On whatever theory, the justification for the strict liability has been said to be that the seller, by marketing his product for use and consumption, has undertaken and assumed a special responsibility toward any member of the consuming public who may be injured by it; that the public has the right to and does expect, in the case of products which it needs and for which it is forced to rely upon the seller, that reputable sellers will stand behind their goods; that public policy demands that the burden of accidental injuries caused by products intended for consumption be placed upon those who market them, and be treated as a cost of production against which liability insurance can be obtained; and that the consumer of such products is entitled to the maximum of protection at the hands of someone, and the proper person to afford it are those who market the products.

Restatement (Second) of Torts § 402A cmt. c (1965). These policy rationales support application of strict liability to a household family member of a user of an asbestoscontaining product, if it is reasonably foreseeable that household members would be exposed in this manner. Thus, the question for the jury would be whether it was reasonable for the manufacturer to foresee that Lunsford would be exposed to its product through his father. We hold that the trial court erred in determining, as a matter of law, that Lunsford was not a user or consumer of Saberhagen's product. Our decision does not in any way relieve Lunsford of his burden of showing that it was foreseeable that he would come into contact with Saberhagen's product, that Saberhagen's product was unreasonably dangerous, *813 and that he was injured by the product.

Saberhagen makes two additional arguments for the first time on appeal. Saberhagen argues that strict liability should not apply in Lunsford's case because the court's adoption of section 402A should not be given retroactive treatment. Additionally, Saberhagen argues that section 402A does not apply because the product underwent a substantial change before it reached Lunsford. Neither of these arguments was presented to the trial court, and therefore, we will not address the arguments here. The parties may raise these issues before the trial court on remand.

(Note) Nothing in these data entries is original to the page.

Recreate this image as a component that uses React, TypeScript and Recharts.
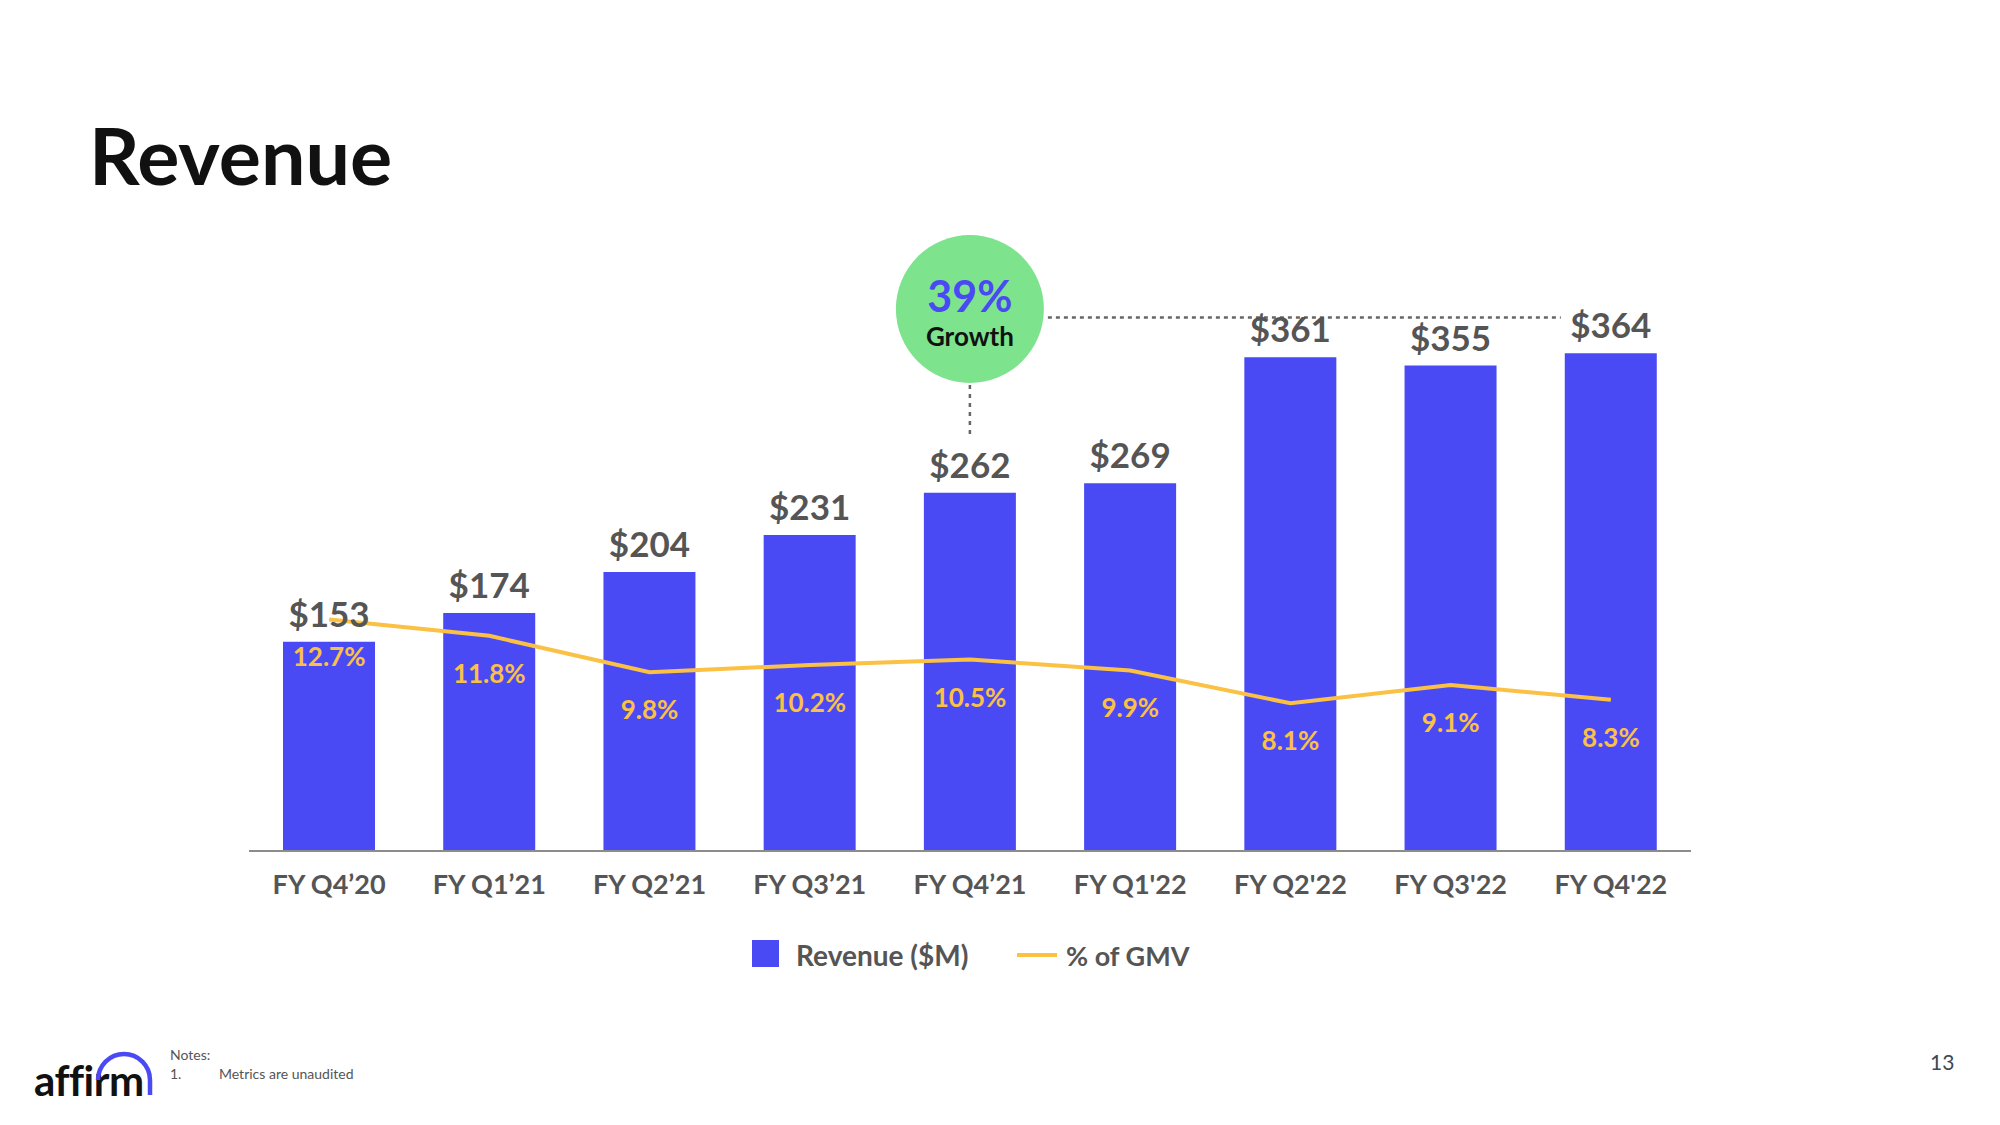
import React from 'react';
import { ComposedChart, Bar, Line, XAxis, YAxis, LabelList, Legend } from 'recharts';

const categories = ["FY Q4\u201920", "FY Q1\u201921", "FY Q2\u201921", "FY Q3\u201921", "FY Q4\u201921", "FY Q1'22", "FY Q2'22", "FY Q3'22", "FY Q4'22"];
const revenue = [153, 174, 204, 231, 262, 269, 361, 355, 364];
const gmvPct = [12.7, 11.8, 9.8, 10.2, 10.5, 9.9, 8.1, 9.1, 8.3];
const revenueLabels = ["$153", "$174", "$204", "$231", "$262", "$269", "$361", "$355", "$364"];
const pctLabels = ["12.7%", "11.8%", "9.8%", "10.2%", "10.5%", "9.9%", "8.1%", "9.1%", "8.3%"];
const growthIndex = 4;
const growthText = "39%";

const data = categories.map((c, i) => ({ name: c, revenue: revenue[i], pct: gmvPct[i], i }));

const W = 2000;
const H = 1125;
const M = { top: 304, right: 309, bottom: 214, left: 249 };
const PLOT_W = W - M.left - M.right;
const BAND = PLOT_W / categories.length;

const BLUE = '#4A4AF4';
const YELLOW = '#FBC144';
const GRAY = '#555555';
const FONT = 'Lato, "Open Sans", sans-serif';
const HEAVY = 700;

const RevenueLabel = (props: any) => {
  const { x, y, width, index } = props;
  const cx = x + width / 2;
  const els: any[] = [
    <text key="t" x={cx} y={y - 15} textAnchor="middle" fill={GRAY} fontSize={35} fontWeight={HEAVY} fontFamily={FONT}>
      {revenueLabels[index]}
    </text>,
  ];
  if (index === growthIndex) {
    const cy = 309;
    const r = 74;
    const lineY = 317.5;
    const endX = cx + (categories.length - 1 - index) * BAND - 50;
    els.push(
      <g key="g">
        <line x1={cx} y1={cy + r + 2} x2={cx} y2={y - 55} stroke="#666" strokeWidth={2.5} strokeDasharray="4 5" />
        <line x1={cx + r + 4} y1={lineY} x2={endX} y2={lineY} stroke="#666" strokeWidth={2.5} strokeDasharray="4 4" />
        <circle cx={cx} cy={cy} r={r} fill="#7DE38C" />
        <text x={cx} y={cy + 3} textAnchor="middle" fill={BLUE} fontSize={43} fontWeight={HEAVY} fontFamily={FONT}>{growthText}</text>
        <text x={cx} y={cy + 37} textAnchor="middle" fill="#111" fontSize={26} fontWeight={HEAVY} fontFamily={FONT}>Growth</text>
      </g>
    );
  }
  return <g>{els}</g>;
};

const PctLabel = (props: any) => {
  const { x, y, index } = props;
  return (
    <text x={x} y={y + 47} textAnchor="middle" fill={YELLOW} fontSize={26} fontWeight={HEAVY} fontFamily={FONT}>
      {pctLabels[index]}
    </text>
  );
};

const LegendContent = () => (
  <svg width={560} height={45}>
    <rect x={0} y={5} width={27} height={27} fill={BLUE} />
    <text x={44} y={31} fill={GRAY} fontSize={28} fontWeight={HEAVY} fontFamily={FONT}>Revenue ($M)</text>
    <line x1={265} y1={20} x2={305} y2={20} stroke={YELLOW} strokeWidth={4} />
    <text x={314} y={31} fill={GRAY} fontSize={27} fontWeight={HEAVY} fontFamily={FONT}>% of GMV</text>
  </svg>
);

export default function App() {
  return (
    <div style={{ position: 'absolute', left: 0, top: 0, width: W, height: H, background: '#fff', fontFamily: FONT, overflow: 'hidden' }}>
      <svg width={W} height={H} style={{ position: 'absolute', left: 0, top: 0 }}>
        <text x={89} y={185} fill="#111" fontSize={79} fontWeight={HEAVY} fontFamily={FONT}>Revenue</text>
        <text x={34} y={1096} fill="#111" fontSize={42} fontWeight={700} fontFamily={FONT} letterSpacing={-0.5}>affirm</text>
        <path d="M98,1080 A26,26 0 0 1 150,1080 L150,1095" fill="none" stroke={BLUE} strokeWidth={4.5} />
        <text x={170} y={1060} fill={GRAY} fontSize={14} fontFamily={FONT}>Notes:</text>
        <text x={170} y={1079} fill={GRAY} fontSize={14} fontFamily={FONT}>1.</text>
        <text x={219} y={1079} fill={GRAY} fontSize={14} fontFamily={FONT}>Metrics are unaudited</text>
        <text x={1930} y={1070} fill="#3c4858" fontSize={21} fontFamily={FONT}>13</text>
      </svg>
      <div style={{ position: 'absolute', left: 0, top: 0 }}>
        <ComposedChart width={W} height={H} data={data} margin={M} style={{ fontFamily: FONT }}>
          <XAxis
            dataKey="name"
            height={60}
            axisLine={{ stroke: '#8c8c8c', strokeWidth: 2 }}
            tickLine={false}
            tickSize={0}
            tickMargin={24}
            interval={0}
            tick={{ fill: GRAY, fontSize: 27, fontWeight: HEAVY, fontFamily: FONT }}
          />
          <YAxis yAxisId="left" hide domain={[0, 400]} />
          <YAxis yAxisId="right" orientation="right" hide domain={[0, 30]} />
          <Legend layout="horizontal" verticalAlign="middle" align="center" content={<LegendContent />}
            wrapperStyle={{ left: 752, top: 935, width: 560, height: 45 }} />
          <Bar yAxisId="left" dataKey="revenue" name="Revenue ($M)" fill={BLUE} barSize={92} isAnimationActive={false}>
            <LabelList dataKey="revenue" content={<RevenueLabel />} />
          </Bar>
          <Line yAxisId="right" dataKey="pct" name="% of GMV" stroke={YELLOW} strokeWidth={4} dot={false} activeDot={false} type="linear" isAnimationActive={false}>
            <LabelList dataKey="pct" content={<PctLabel />} />
          </Line>
        </ComposedChart>
      </div>
    </div>
  );
}
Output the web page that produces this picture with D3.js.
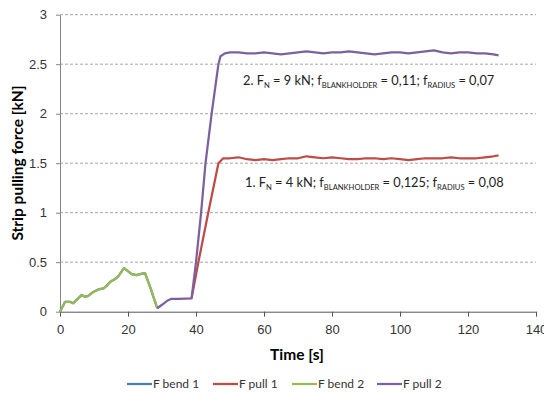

WE CONCUR: SCHINDLER and GROSSE, JJ.

NOTES

[1] For the purposes of its summary judgment motion, Saberhagen admitted that Lunsford's father was actually exposed to asbestos products supplied or installed by its predecessor and that that exposure caused Lunsford's injuries.

[2] The comment reads:

"Thus far the courts, in applying the rule stated in this Section, have not gone beyond allowing recovery to users and consumers, as those terms are defined in Comment l. Casual bystanders, and others who may come into contact with the product, as in the case of employees of the retailer, or a passer-by injured by an exploding bottle, or a pedestrian hit by an automobile, have been denied recovery. There may be no essential reason why such plaintiffs should not be brought within the scope of protection afforded, other than that they do not have the same reasons for expecting such protection as the consumer who buys a marketed product; but the social pressure which has been largely responsible for the development of the rule stated has been a consumers' pressure, and there is not the same demand for the protection of casual strangers. The Institute expresses neither approval nor disapproval of expansion of the rule to permit recovery by such persons."

[3] In Lockwood v. A C & S, Inc., 109 Wash.2d 235, 744 P.2d 605 (1987), the Washington Supreme Court determined that there was sufficient evidence to give the issue of strict liability to the jury. There, Lockwood worked at a number of shipyards where asbestos products were used. Although Lockwood did not work directly with asbestos, he was exposed to asbestos dust as part of his job. Lockwood sued a number of parties, including an asbestos manufacturer, on theories of strict liability and negligence. Although the precise issue of whether Lockwood was a "user" for strict liability purposes was not raised, the court did discuss his exposure to asbestos as a bystander. The court concluded that the evidence was sufficient to submit the question of strict liability to the jury. While this case does not specifically address the issue of whether a manufacturer can be held strictly liable for injuries to a bystander, the case assumes as much, at least in the context of an employee who is exposed to asbestos indirectly at work.

Additionally, Division Two discussed strict liability with regard to a bystander in Novak v. Piggly Wiggly Puget Sound Co., Inc., 22 Wash.App. 407, 591 P.2d 791 (1979). There, Andrew Novak was injured when his friend shot a BB gun and the BB ricocheted, hitting Novak in the eye. Novak, through his guardian ad litem, sued the manufacturer of the BB gun for both negligence and strict liability. The court held that the gun was not unreasonably dangerous and that the manufacturer provided adequate warnings. The court did not question Novak's ability to bring a strict liability claim against the BB gun manufacturer as a bystander. While Novak does not deal directly with the issue of whether a bystander is a "user" for the purposes of strict liability, it implies that a person in Lunsford's position may sue a manufacturer for injuries under a theory of strict liability.